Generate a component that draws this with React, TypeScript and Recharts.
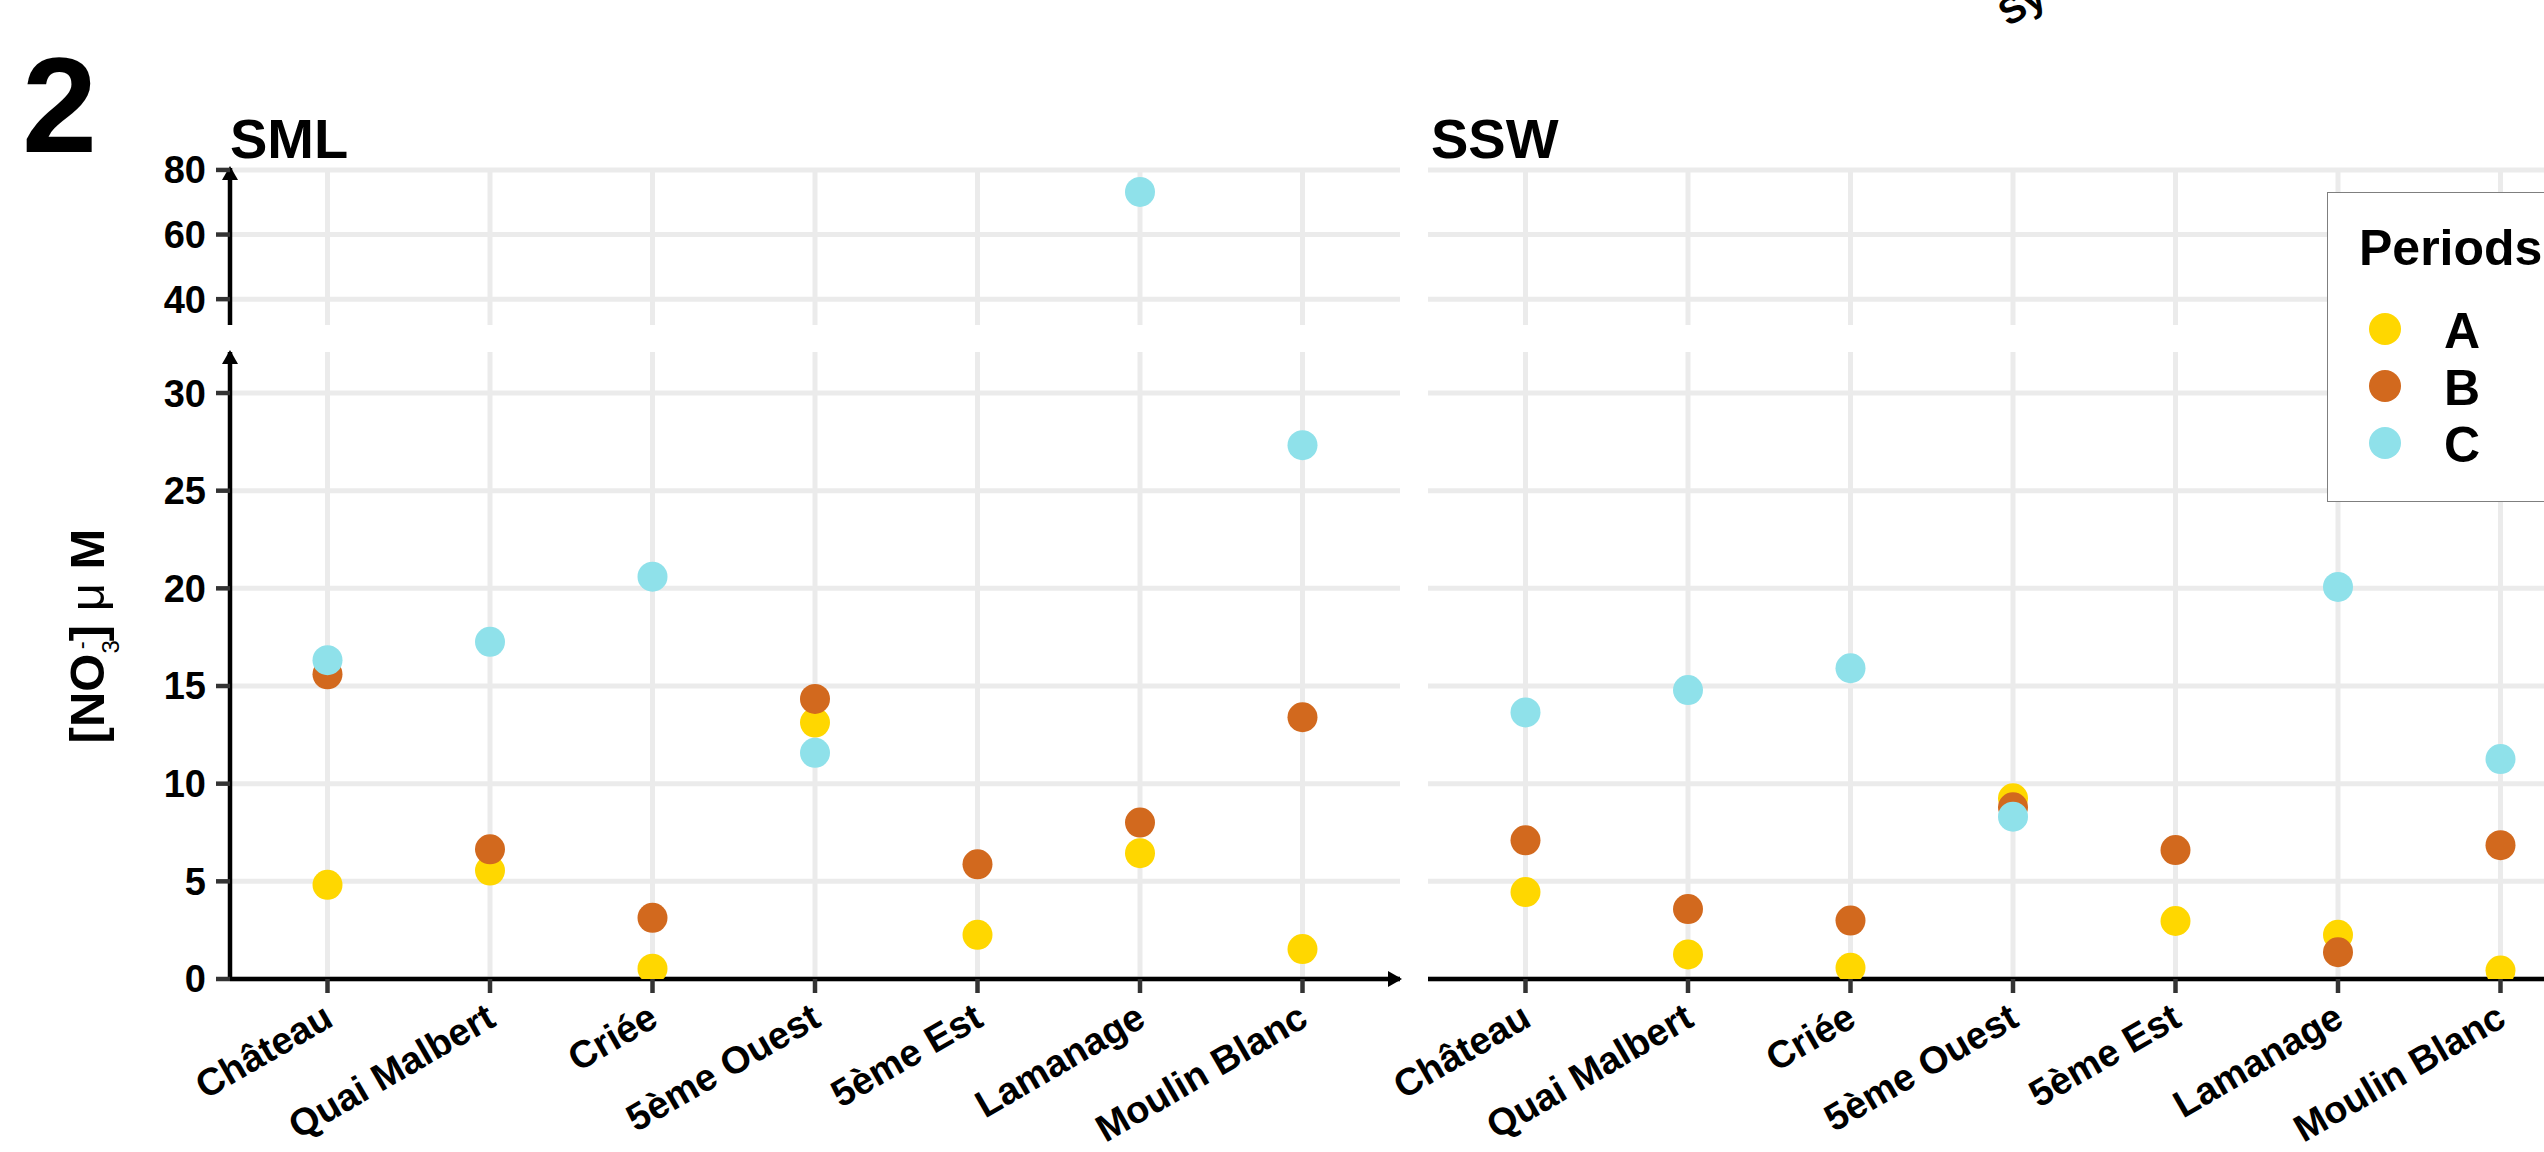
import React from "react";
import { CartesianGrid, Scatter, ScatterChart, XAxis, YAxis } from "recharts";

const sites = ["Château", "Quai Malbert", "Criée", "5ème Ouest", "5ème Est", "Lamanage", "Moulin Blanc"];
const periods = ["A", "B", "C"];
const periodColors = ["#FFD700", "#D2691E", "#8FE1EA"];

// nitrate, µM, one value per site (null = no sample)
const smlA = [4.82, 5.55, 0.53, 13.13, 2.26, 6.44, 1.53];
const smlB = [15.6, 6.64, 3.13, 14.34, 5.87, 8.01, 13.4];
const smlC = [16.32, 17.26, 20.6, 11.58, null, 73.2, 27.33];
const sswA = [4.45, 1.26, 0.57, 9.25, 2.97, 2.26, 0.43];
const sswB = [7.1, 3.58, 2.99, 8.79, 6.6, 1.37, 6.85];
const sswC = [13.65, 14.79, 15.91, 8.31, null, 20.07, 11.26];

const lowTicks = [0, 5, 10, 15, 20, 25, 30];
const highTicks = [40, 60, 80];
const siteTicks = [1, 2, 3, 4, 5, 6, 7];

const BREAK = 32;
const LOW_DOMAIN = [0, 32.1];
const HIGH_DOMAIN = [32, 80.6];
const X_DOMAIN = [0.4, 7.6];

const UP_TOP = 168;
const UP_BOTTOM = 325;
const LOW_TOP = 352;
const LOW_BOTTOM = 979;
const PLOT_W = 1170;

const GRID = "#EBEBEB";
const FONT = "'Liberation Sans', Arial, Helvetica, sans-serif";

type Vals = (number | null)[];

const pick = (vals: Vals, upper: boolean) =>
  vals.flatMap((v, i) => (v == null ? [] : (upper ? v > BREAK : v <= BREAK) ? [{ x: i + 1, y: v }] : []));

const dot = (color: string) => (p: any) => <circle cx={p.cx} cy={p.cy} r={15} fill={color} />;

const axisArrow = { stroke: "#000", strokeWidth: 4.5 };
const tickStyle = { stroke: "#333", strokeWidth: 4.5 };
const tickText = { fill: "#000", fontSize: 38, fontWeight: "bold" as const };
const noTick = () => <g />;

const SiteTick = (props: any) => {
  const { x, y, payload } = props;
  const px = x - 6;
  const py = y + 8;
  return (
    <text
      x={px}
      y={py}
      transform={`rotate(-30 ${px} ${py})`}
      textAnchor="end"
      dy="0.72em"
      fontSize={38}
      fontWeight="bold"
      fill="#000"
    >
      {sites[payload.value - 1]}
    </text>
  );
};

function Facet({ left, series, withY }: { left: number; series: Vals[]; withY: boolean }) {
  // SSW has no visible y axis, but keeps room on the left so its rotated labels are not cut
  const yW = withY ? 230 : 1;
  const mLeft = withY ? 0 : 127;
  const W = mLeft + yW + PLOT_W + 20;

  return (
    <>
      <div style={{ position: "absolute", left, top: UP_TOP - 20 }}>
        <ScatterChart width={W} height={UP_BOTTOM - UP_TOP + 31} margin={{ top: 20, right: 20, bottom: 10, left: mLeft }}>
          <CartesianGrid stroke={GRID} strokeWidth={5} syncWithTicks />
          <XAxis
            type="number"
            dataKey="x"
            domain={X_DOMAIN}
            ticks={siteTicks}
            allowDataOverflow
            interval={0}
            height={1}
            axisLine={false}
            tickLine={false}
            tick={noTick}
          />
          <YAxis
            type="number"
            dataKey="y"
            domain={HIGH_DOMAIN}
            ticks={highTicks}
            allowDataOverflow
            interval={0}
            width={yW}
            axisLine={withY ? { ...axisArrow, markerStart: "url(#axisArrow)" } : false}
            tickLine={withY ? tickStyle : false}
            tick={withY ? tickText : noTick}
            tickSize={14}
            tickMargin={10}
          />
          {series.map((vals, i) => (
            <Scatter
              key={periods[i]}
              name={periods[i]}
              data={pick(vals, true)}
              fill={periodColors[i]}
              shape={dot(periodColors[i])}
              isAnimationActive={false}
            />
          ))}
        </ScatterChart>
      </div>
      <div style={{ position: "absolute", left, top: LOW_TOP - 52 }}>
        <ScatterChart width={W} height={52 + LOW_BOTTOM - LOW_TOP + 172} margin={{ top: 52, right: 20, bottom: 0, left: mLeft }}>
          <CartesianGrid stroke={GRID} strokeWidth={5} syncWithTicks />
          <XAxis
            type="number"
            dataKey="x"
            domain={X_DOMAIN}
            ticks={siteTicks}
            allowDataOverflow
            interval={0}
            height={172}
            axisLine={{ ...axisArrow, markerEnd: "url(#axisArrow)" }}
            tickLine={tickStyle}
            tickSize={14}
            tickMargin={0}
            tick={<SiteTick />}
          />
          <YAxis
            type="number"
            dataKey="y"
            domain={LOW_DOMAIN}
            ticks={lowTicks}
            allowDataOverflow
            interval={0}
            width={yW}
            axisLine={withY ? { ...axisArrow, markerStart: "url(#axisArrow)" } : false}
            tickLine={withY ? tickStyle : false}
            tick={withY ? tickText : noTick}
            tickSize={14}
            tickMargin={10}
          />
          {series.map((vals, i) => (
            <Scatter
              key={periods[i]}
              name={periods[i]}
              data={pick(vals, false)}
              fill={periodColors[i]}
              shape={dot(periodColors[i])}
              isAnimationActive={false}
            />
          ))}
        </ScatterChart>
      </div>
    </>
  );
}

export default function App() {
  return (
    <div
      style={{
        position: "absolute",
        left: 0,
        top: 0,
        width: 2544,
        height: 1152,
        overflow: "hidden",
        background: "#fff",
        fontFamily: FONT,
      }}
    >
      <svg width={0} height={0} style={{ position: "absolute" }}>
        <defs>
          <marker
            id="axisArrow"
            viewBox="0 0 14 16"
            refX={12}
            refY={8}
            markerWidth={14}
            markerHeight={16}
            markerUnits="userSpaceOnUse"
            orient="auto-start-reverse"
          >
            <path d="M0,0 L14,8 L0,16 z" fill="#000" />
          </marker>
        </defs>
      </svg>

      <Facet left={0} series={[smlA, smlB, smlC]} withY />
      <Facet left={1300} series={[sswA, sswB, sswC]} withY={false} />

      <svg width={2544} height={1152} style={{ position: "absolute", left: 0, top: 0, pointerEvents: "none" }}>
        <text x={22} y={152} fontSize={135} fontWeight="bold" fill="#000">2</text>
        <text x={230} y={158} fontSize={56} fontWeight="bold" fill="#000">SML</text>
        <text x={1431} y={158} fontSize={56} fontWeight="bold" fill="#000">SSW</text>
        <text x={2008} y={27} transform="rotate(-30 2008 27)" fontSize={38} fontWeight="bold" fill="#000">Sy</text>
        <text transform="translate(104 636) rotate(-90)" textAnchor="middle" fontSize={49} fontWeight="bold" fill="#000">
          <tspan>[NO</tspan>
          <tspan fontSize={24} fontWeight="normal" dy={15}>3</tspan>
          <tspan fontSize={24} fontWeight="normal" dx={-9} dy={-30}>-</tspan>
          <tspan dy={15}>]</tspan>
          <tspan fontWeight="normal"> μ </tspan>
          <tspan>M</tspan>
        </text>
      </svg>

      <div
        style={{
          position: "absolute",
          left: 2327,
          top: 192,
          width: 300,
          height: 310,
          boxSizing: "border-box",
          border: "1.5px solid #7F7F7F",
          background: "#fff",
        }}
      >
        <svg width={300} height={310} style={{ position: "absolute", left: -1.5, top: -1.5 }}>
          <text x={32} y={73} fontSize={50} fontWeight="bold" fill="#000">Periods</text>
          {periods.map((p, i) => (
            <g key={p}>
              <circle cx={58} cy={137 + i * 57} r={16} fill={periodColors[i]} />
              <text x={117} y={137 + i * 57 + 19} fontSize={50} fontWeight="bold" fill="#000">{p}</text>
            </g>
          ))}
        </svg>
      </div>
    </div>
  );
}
---+---
Work to be completed:
Leave the images out and output the remaining material exactly as it stands.

Solution to the problem:
Generate a component that draws this with React, TypeScript and Recharts.
import React from "react";
import { CartesianGrid, Scatter, ScatterChart, XAxis, YAxis } from "recharts";

const sites = ["Château", "Quai Malbert", "Criée", "5ème Ouest", "5ème Est", "Lamanage", "Moulin Blanc"];
const periods = ["A", "B", "C"];
const periodColors = ["#FFD700", "#D2691E", "#8FE1EA"];

// nitrate, µM, one value per site (null = no sample)
const smlA = [4.82, 5.55, 0.53, 13.13, 2.26, 6.44, 1.53];
const smlB = [15.6, 6.64, 3.13, 14.34, 5.87, 8.01, 13.4];
const smlC = [16.32, 17.26, 20.6, 11.58, null, 73.2, 27.33];
const sswA = [4.45, 1.26, 0.57, 9.25, 2.97, 2.26, 0.43];
const sswB = [7.1, 3.58, 2.99, 8.79, 6.6, 1.37, 6.85];
const sswC = [13.65, 14.79, 15.91, 8.31, null, 20.07, 11.26];

const lowTicks = [0, 5, 10, 15, 20, 25, 30];
const highTicks = [40, 60, 80];
const siteTicks = [1, 2, 3, 4, 5, 6, 7];

const BREAK = 32;
const LOW_DOMAIN = [0, 32.1];
const HIGH_DOMAIN = [32, 80.6];
const X_DOMAIN = [0.4, 7.6];

const UP_TOP = 168;
const UP_BOTTOM = 325;
const LOW_TOP = 352;
const LOW_BOTTOM = 979;
const PLOT_W = 1170;

const GRID = "#EBEBEB";
const FONT = "'Liberation Sans', Arial, Helvetica, sans-serif";

type Vals = (number | null)[];

const pick = (vals: Vals, upper: boolean) =>
  vals.flatMap((v, i) => (v == null ? [] : (upper ? v > BREAK : v <= BREAK) ? [{ x: i + 1, y: v }] : []));

const dot = (color: string) => (p: any) => <circle cx={p.cx} cy={p.cy} r={15} fill={color} />;

const axisArrow = { stroke: "#000", strokeWidth: 4.5 };
const tickStyle = { stroke: "#333", strokeWidth: 4.5 };
const tickText = { fill: "#000", fontSize: 38, fontWeight: "bold" as const };
const noTick = () => <g />;

const SiteTick = (props: any) => {
  const { x, y, payload } = props;
  const px = x - 6;
  const py = y + 8;
  return (
    <text
      x={px}
      y={py}
      transform={`rotate(-30 ${px} ${py})`}
      textAnchor="end"
      dy="0.72em"
      fontSize={38}
      fontWeight="bold"
      fill="#000"
    >
      {sites[payload.value - 1]}
    </text>
  );
};

function Facet({ left, series, withY }: { left: number; series: Vals[]; withY: boolean }) {
  // SSW has no visible y axis, but keeps room on the left so its rotated labels are not cut
  const yW = withY ? 230 : 1;
  const mLeft = withY ? 0 : 127;
  const W = mLeft + yW + PLOT_W + 20;

  return (
    <>
      <div style={{ position: "absolute", left, top: UP_TOP - 20 }}>
        <ScatterChart width={W} height={UP_BOTTOM - UP_TOP + 31} margin={{ top: 20, right: 20, bottom: 10, left: mLeft }}>
          <CartesianGrid stroke={GRID} strokeWidth={5} syncWithTicks />
          <XAxis
            type="number"
            dataKey="x"
            domain={X_DOMAIN}
            ticks={siteTicks}
            allowDataOverflow
            interval={0}
            height={1}
            axisLine={false}
            tickLine={false}
            tick={noTick}
          />
          <YAxis
            type="number"
            dataKey="y"
            domain={HIGH_DOMAIN}
            ticks={highTicks}
            allowDataOverflow
            interval={0}
            width={yW}
            axisLine={withY ? { ...axisArrow, markerStart: "url(#axisArrow)" } : false}
            tickLine={withY ? tickStyle : false}
            tick={withY ? tickText : noTick}
            tickSize={14}
            tickMargin={10}
          />
          {series.map((vals, i) => (
            <Scatter
              key={periods[i]}
              name={periods[i]}
              data={pick(vals, true)}
              fill={periodColors[i]}
              shape={dot(periodColors[i])}
              isAnimationActive={false}
            />
          ))}
        </ScatterChart>
      </div>
      <div style={{ position: "absolute", left, top: LOW_TOP - 52 }}>
        <ScatterChart width={W} height={52 + LOW_BOTTOM - LOW_TOP + 172} margin={{ top: 52, right: 20, bottom: 0, left: mLeft }}>
          <CartesianGrid stroke={GRID} strokeWidth={5} syncWithTicks />
          <XAxis
            type="number"
            dataKey="x"
            domain={X_DOMAIN}
            ticks={siteTicks}
            allowDataOverflow
            interval={0}
            height={172}
            axisLine={{ ...axisArrow, markerEnd: "url(#axisArrow)" }}
            tickLine={tickStyle}
            tickSize={14}
            tickMargin={0}
            tick={<SiteTick />}
          />
          <YAxis
            type="number"
            dataKey="y"
            domain={LOW_DOMAIN}
            ticks={lowTicks}
            allowDataOverflow
            interval={0}
            width={yW}
            axisLine={withY ? { ...axisArrow, markerStart: "url(#axisArrow)" } : false}
            tickLine={withY ? tickStyle : false}
            tick={withY ? tickText : noTick}
            tickSize={14}
            tickMargin={10}
          />
          {series.map((vals, i) => (
            <Scatter
              key={periods[i]}
              name={periods[i]}
              data={pick(vals, false)}
              fill={periodColors[i]}
              shape={dot(periodColors[i])}
              isAnimationActive={false}
            />
          ))}
        </ScatterChart>
      </div>
    </>
  );
}

export default function App() {
  return (
    <div
      style={{
        position: "absolute",
        left: 0,
        top: 0,
        width: 2544,
        height: 1152,
        overflow: "hidden",
        background: "#fff",
        fontFamily: FONT,
      }}
    >
      <svg width={0} height={0} style={{ position: "absolute" }}>
        <defs>
          <marker
            id="axisArrow"
            viewBox="0 0 14 16"
            refX={12}
            refY={8}
            markerWidth={14}
            markerHeight={16}
            markerUnits="userSpaceOnUse"
            orient="auto-start-reverse"
          >
            <path d="M0,0 L14,8 L0,16 z" fill="#000" />
          </marker>
        </defs>
      </svg>

      <Facet left={0} series={[smlA, smlB, smlC]} withY />
      <Facet left={1300} series={[sswA, sswB, sswC]} withY={false} />

      <svg width={2544} height={1152} style={{ position: "absolute", left: 0, top: 0, pointerEvents: "none" }}>
        <text x={22} y={152} fontSize={135} fontWeight="bold" fill="#000">2</text>
        <text x={230} y={158} fontSize={56} fontWeight="bold" fill="#000">SML</text>
        <text x={1431} y={158} fontSize={56} fontWeight="bold" fill="#000">SSW</text>
        <text x={2008} y={27} transform="rotate(-30 2008 27)" fontSize={38} fontWeight="bold" fill="#000">Sy</text>
        <text transform="translate(104 636) rotate(-90)" textAnchor="middle" fontSize={49} fontWeight="bold" fill="#000">
          <tspan>[NO</tspan>
          <tspan fontSize={24} fontWeight="normal" dy={15}>3</tspan>
          <tspan fontSize={24} fontWeight="normal" dx={-9} dy={-30}>-</tspan>
          <tspan dy={15}>]</tspan>
          <tspan fontWeight="normal"> μ </tspan>
          <tspan>M</tspan>
        </text>
      </svg>

      <div
        style={{
          position: "absolute",
          left: 2327,
          top: 192,
          width: 300,
          height: 310,
          boxSizing: "border-box",
          border: "1.5px solid #7F7F7F",
          background: "#fff",
        }}
      >
        <svg width={300} height={310} style={{ position: "absolute", left: -1.5, top: -1.5 }}>
          <text x={32} y={73} fontSize={50} fontWeight="bold" fill="#000">Periods</text>
          {periods.map((p, i) => (
            <g key={p}>
              <circle cx={58} cy={137 + i * 57} r={16} fill={periodColors[i]} />
              <text x={117} y={137 + i * 57 + 19} fontSize={50} fontWeight="bold" fill="#000">{p}</text>
            </g>
          ))}
        </svg>
      </div>
    </div>
  );
}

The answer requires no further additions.